— begin DATASET EXTRACT —

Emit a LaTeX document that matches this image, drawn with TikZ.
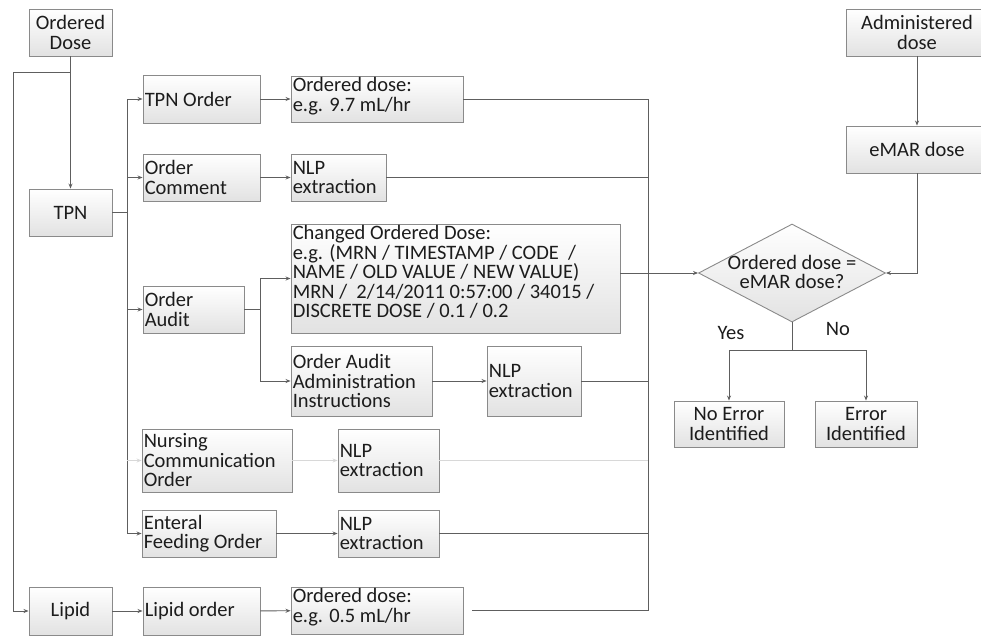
\documentclass[tikz,border=0pt]{standalone}
\usepackage{fontspec}
\setmainfont{Carlito}
\usetikzlibrary{arrows.meta,fit,shapes.geometric}

\definecolor{edge}{HTML}{8A8A8A}
\definecolor{wirec}{HTML}{5E5E5E}
\definecolor{faintc}{HTML}{D8D8D8}
\definecolor{boxbot}{HTML}{E2E2E2}
\definecolor{ink}{HTML}{1C1C1C}

% a shaded rectangle spanning two corner points
\newcommand\mkbox[3]{\node[box, fit={#2 #3}] (#1) {};}

\begin{document}
\begin{tikzpicture}[x=1pt, y=-1pt,
  font=\fontsize{20.5}{19.5}\selectfont,
  box/.style={draw=edge, line width=0.9pt, top color=white, bottom color=boxbot, inner sep=0pt},
  lbl/.style={inner sep=0pt, align=left, text=ink},
  clbl/.style={inner sep=0pt, align=center, text=ink},
  wire/.style={draw=wirec, line width=0.9pt},
  faintwire/.style={draw=faintc, line width=0.9pt},
  tip/.style={-{Stealth[length=5pt,width=4pt]}},
]
\useasboundingbox (0,0) rectangle (981,638);

% ---------- boxes ----------
\mkbox{od}{(29,9)}{(112,56)}
\mkbox{tpn}{(29,189)}{(112,236)}
\mkbox{lipid}{(29,587)}{(112,635)}
\mkbox{tpno}{(143,75)}{(260,123)}
\mkbox{oc}{(143,154)}{(260,201)}
\mkbox{oa}{(143,286)}{(244,333)}
\mkbox{noc}{(142,429)}{(292,492)}
\mkbox{efo}{(142,510)}{(276,557)}
\mkbox{lo}{(143,587)}{(260,635)}
\mkbox{d97}{(291,76)}{(463,122)}
\mkbox{nlp1}{(291,154)}{(386,201)}
\mkbox{cod}{(291,224)}{(620,333)}
\mkbox{oaai}{(291,346)}{(432,416)}
\mkbox{nlp2}{(487,346)}{(581,416)}
\mkbox{nlp3}{(338,429)}{(439,492)}
\mkbox{nlp4}{(338,510)}{(439,557)}
\mkbox{d05}{(291,587)}{(463,634)}
\mkbox{adm}{(846,9)}{(988,56)}
\mkbox{emar}{(846,126)}{(988,173)}
\mkbox{noerr}{(674,401)}{(784,447)}
\mkbox{err}{(815,401)}{(917,447)}

\node[box, diamond, minimum width=187pt, minimum height=98pt] (dec) at (792,273) {};

% ---------- texts ----------
\node[clbl] (od-t) at (od.center) {Ordered\\Dose};
\node[clbl] (tpn-t) at (tpn.center) {TPN};
\node[clbl] (lipid-t) at (lipid.center) {Lipid};
\node[clbl] (adm-t) at (adm.center) {Administered\\dose};
\node[clbl] (emar-t) at (emar.center) {eMAR dose};
\node[clbl] (noerr-t) at (noerr.center) {No Error\\Identified};
\node[clbl] (err-t) at (err.center) {Error\\Identified};
\node[clbl] (dec-t) at ([yshift=1pt]dec.center) {Ordered dose =\\eMAR dose?};

\node[lbl, anchor=west] (tpno-t) at ([xshift=2pt]tpno.west) {TPN Order};
\node[lbl, anchor=west] (oc-t) at ([xshift=2pt]oc.west) {Order\\Comment};
\node[lbl, anchor=west] (oa-t) at ([xshift=2pt]oa.west) {Order\\Audit};
\node[lbl, anchor=west] (noc-t) at ([xshift=2pt]noc.west) {Nursing\\Communication\\Order};
\node[lbl, anchor=west] (efo-t) at ([xshift=2pt]efo.west) {Enteral\\Feeding Order};
\node[lbl, anchor=west] (lo-t) at ([xshift=2pt]lo.west) {Lipid order};
\node[lbl, anchor=west] (nlp1-t) at ([xshift=2pt]nlp1.west) {NLP\\extraction};
\node[lbl, anchor=west] (oaai-t) at ([xshift=2pt]oaai.west) {Order Audit\\Administration\\Instructions};
\node[lbl, anchor=west] (nlp2-t) at ([xshift=2pt]nlp2.west) {NLP\\extraction};
\node[lbl, anchor=west] (nlp3-t) at ([xshift=2pt]nlp3.west) {NLP\\extraction};
\node[lbl, anchor=west] (nlp4-t) at ([xshift=2pt]nlp4.west) {NLP\\extraction};
\node[lbl, anchor=north west] (d97-t) at ([shift={(2,2)}]d97.north west) {Ordered dose:\\e.g. 9.7 mL/hr};
\node[lbl, anchor=north west] (d05-t) at ([shift={(2,2)}]d05.north west) {Ordered dose:\\e.g. 0.5 mL/hr};
\node[lbl, anchor=north west] (cod-t) at ([shift={(2,2)}]cod.north west)
  {Changed Ordered Dose:\\e.g. (MRN / TIMESTAMP / CODE \ /\\NAME / OLD VALUE / NEW VALUE)\\MRN / \ 2/14/2011 0:57:00 / 34015 /\\DISCRETE DOSE / 0.1 / 0.2};

\node[clbl] (yes) at (731,333) {Yes};
\node[clbl] (no) at (838,329) {No};

% ---------- junction points ----------
\coordinate (odsplit) at (70.5,72);
\coordinate (lbus) at (13,72);
\coordinate (tbus) at (127,212.5);
\coordinate (abus) at (260,309.5);
\coordinate (rbus) at (648,273);
\coordinate (dsplit) at (792,350);

% ---------- connectors ----------
\draw[wire, tip] (od) -- (tpn);
\draw[wire, tip] (odsplit) -- (lbus) |- (lipid.west);

\draw[wire] (tpn.east) -- (tbus);
\draw[wire, tip] (tbus) |- (tpno.west);
\draw[wire, tip] (tbus) |- (oc.west);
\draw[wire, tip] (tbus) |- (oa.west);
\draw[wire, tip] (tbus) |- (efo.west);
\draw[faintwire, tip] (noc.west -| tbus) -- (noc.west);

\draw[wire, tip] (tpno) -- (d97);
\draw[wire, tip] (oc) -- (nlp1);
\draw[wire, tip] (oaai) -- (nlp2);
\draw[faintwire, tip] (noc) -- (nlp3);
\draw[wire, tip] (efo) -- (nlp4);
\draw[wire, tip] (lipid) -- (lo);
\draw[wire, tip] (lo) -- (d05);

\draw[wire] (oa.east) -- (abus);
\draw[wire, tip] (abus) |- (cod.west);
\draw[wire, tip] (abus) |- (oaai.west);

\draw[wire] (d97.east) -| (rbus);
\draw[wire] (nlp1.east) -- (nlp1.east -| rbus);
\draw[wire] (nlp2.east) -- (nlp2.east -| rbus);
\draw[faintwire] (nlp3.east) -- (nlp3.east -| rbus);
\draw[wire] (nlp4.east) -- (nlp4.east -| rbus);
\draw[wire, shorten <=9pt] (d05.east) -| (rbus);
\draw[wire, tip] (cod.east |- rbus) -- (dec.west);

\draw[wire, tip] (adm) -- (emar.north -| adm.south);
\draw[wire, tip] (emar.south -| adm.south) |- (dec.east);

\draw[wire] (dec.south) -- (dsplit);
\draw[wire, tip] (dsplit) -| (noerr.north);
\draw[wire, tip] (dsplit) -| (err.north);
\end{tikzpicture}
\end{document}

— end DATASET EXTRACT —

Transcribe the listing above verbatim. Omit the pictures.

Emit a LaTeX document that matches this image, drawn with TikZ.
\documentclass[tikz,border=0pt]{standalone}
\usepackage{fontspec}
\setmainfont{Carlito}
\usetikzlibrary{arrows.meta,fit,shapes.geometric}

\definecolor{edge}{HTML}{8A8A8A}
\definecolor{wirec}{HTML}{5E5E5E}
\definecolor{faintc}{HTML}{D8D8D8}
\definecolor{boxbot}{HTML}{E2E2E2}
\definecolor{ink}{HTML}{1C1C1C}

% a shaded rectangle spanning two corner points
\newcommand\mkbox[3]{\node[box, fit={#2 #3}] (#1) {};}

\begin{document}
\begin{tikzpicture}[x=1pt, y=-1pt,
  font=\fontsize{20.5}{19.5}\selectfont,
  box/.style={draw=edge, line width=0.9pt, top color=white, bottom color=boxbot, inner sep=0pt},
  lbl/.style={inner sep=0pt, align=left, text=ink},
  clbl/.style={inner sep=0pt, align=center, text=ink},
  wire/.style={draw=wirec, line width=0.9pt},
  faintwire/.style={draw=faintc, line width=0.9pt},
  tip/.style={-{Stealth[length=5pt,width=4pt]}},
]
\useasboundingbox (0,0) rectangle (981,638);

% ---------- boxes ----------
\mkbox{od}{(29,9)}{(112,56)}
\mkbox{tpn}{(29,189)}{(112,236)}
\mkbox{lipid}{(29,587)}{(112,635)}
\mkbox{tpno}{(143,75)}{(260,123)}
\mkbox{oc}{(143,154)}{(260,201)}
\mkbox{oa}{(143,286)}{(244,333)}
\mkbox{noc}{(142,429)}{(292,492)}
\mkbox{efo}{(142,510)}{(276,557)}
\mkbox{lo}{(143,587)}{(260,635)}
\mkbox{d97}{(291,76)}{(463,122)}
\mkbox{nlp1}{(291,154)}{(386,201)}
\mkbox{cod}{(291,224)}{(620,333)}
\mkbox{oaai}{(291,346)}{(432,416)}
\mkbox{nlp2}{(487,346)}{(581,416)}
\mkbox{nlp3}{(338,429)}{(439,492)}
\mkbox{nlp4}{(338,510)}{(439,557)}
\mkbox{d05}{(291,587)}{(463,634)}
\mkbox{adm}{(846,9)}{(988,56)}
\mkbox{emar}{(846,126)}{(988,173)}
\mkbox{noerr}{(674,401)}{(784,447)}
\mkbox{err}{(815,401)}{(917,447)}

\node[box, diamond, minimum width=187pt, minimum height=98pt] (dec) at (792,273) {};

% ---------- texts ----------
\node[clbl] (od-t) at (od.center) {Ordered\\Dose};
\node[clbl] (tpn-t) at (tpn.center) {TPN};
\node[clbl] (lipid-t) at (lipid.center) {Lipid};
\node[clbl] (adm-t) at (adm.center) {Administered\\dose};
\node[clbl] (emar-t) at (emar.center) {eMAR dose};
\node[clbl] (noerr-t) at (noerr.center) {No Error\\Identified};
\node[clbl] (err-t) at (err.center) {Error\\Identified};
\node[clbl] (dec-t) at ([yshift=1pt]dec.center) {Ordered dose =\\eMAR dose?};

\node[lbl, anchor=west] (tpno-t) at ([xshift=2pt]tpno.west) {TPN Order};
\node[lbl, anchor=west] (oc-t) at ([xshift=2pt]oc.west) {Order\\Comment};
\node[lbl, anchor=west] (oa-t) at ([xshift=2pt]oa.west) {Order\\Audit};
\node[lbl, anchor=west] (noc-t) at ([xshift=2pt]noc.west) {Nursing\\Communication\\Order};
\node[lbl, anchor=west] (efo-t) at ([xshift=2pt]efo.west) {Enteral\\Feeding Order};
\node[lbl, anchor=west] (lo-t) at ([xshift=2pt]lo.west) {Lipid order};
\node[lbl, anchor=west] (nlp1-t) at ([xshift=2pt]nlp1.west) {NLP\\extraction};
\node[lbl, anchor=west] (oaai-t) at ([xshift=2pt]oaai.west) {Order Audit\\Administration\\Instructions};
\node[lbl, anchor=west] (nlp2-t) at ([xshift=2pt]nlp2.west) {NLP\\extraction};
\node[lbl, anchor=west] (nlp3-t) at ([xshift=2pt]nlp3.west) {NLP\\extraction};
\node[lbl, anchor=west] (nlp4-t) at ([xshift=2pt]nlp4.west) {NLP\\extraction};
\node[lbl, anchor=north west] (d97-t) at ([shift={(2,2)}]d97.north west) {Ordered dose:\\e.g. 9.7 mL/hr};
\node[lbl, anchor=north west] (d05-t) at ([shift={(2,2)}]d05.north west) {Ordered dose:\\e.g. 0.5 mL/hr};
\node[lbl, anchor=north west] (cod-t) at ([shift={(2,2)}]cod.north west)
  {Changed Ordered Dose:\\e.g. (MRN / TIMESTAMP / CODE \ /\\NAME / OLD VALUE / NEW VALUE)\\MRN / \ 2/14/2011 0:57:00 / 34015 /\\DISCRETE DOSE / 0.1 / 0.2};

\node[clbl] (yes) at (731,333) {Yes};
\node[clbl] (no) at (838,329) {No};

% ---------- junction points ----------
\coordinate (odsplit) at (70.5,72);
\coordinate (lbus) at (13,72);
\coordinate (tbus) at (127,212.5);
\coordinate (abus) at (260,309.5);
\coordinate (rbus) at (648,273);
\coordinate (dsplit) at (792,350);

% ---------- connectors ----------
\draw[wire, tip] (od) -- (tpn);
\draw[wire, tip] (odsplit) -- (lbus) |- (lipid.west);

\draw[wire] (tpn.east) -- (tbus);
\draw[wire, tip] (tbus) |- (tpno.west);
\draw[wire, tip] (tbus) |- (oc.west);
\draw[wire, tip] (tbus) |- (oa.west);
\draw[wire, tip] (tbus) |- (efo.west);
\draw[faintwire, tip] (noc.west -| tbus) -- (noc.west);

\draw[wire, tip] (tpno) -- (d97);
\draw[wire, tip] (oc) -- (nlp1);
\draw[wire, tip] (oaai) -- (nlp2);
\draw[faintwire, tip] (noc) -- (nlp3);
\draw[wire, tip] (efo) -- (nlp4);
\draw[wire, tip] (lipid) -- (lo);
\draw[wire, tip] (lo) -- (d05);

\draw[wire] (oa.east) -- (abus);
\draw[wire, tip] (abus) |- (cod.west);
\draw[wire, tip] (abus) |- (oaai.west);

\draw[wire] (d97.east) -| (rbus);
\draw[wire] (nlp1.east) -- (nlp1.east -| rbus);
\draw[wire] (nlp2.east) -- (nlp2.east -| rbus);
\draw[faintwire] (nlp3.east) -- (nlp3.east -| rbus);
\draw[wire] (nlp4.east) -- (nlp4.east -| rbus);
\draw[wire, shorten <=9pt] (d05.east) -| (rbus);
\draw[wire, tip] (cod.east |- rbus) -- (dec.west);

\draw[wire, tip] (adm) -- (emar.north -| adm.south);
\draw[wire, tip] (emar.south -| adm.south) |- (dec.east);

\draw[wire] (dec.south) -- (dsplit);
\draw[wire, tip] (dsplit) -| (noerr.north);
\draw[wire, tip] (dsplit) -| (err.north);
\end{tikzpicture}
\end{document}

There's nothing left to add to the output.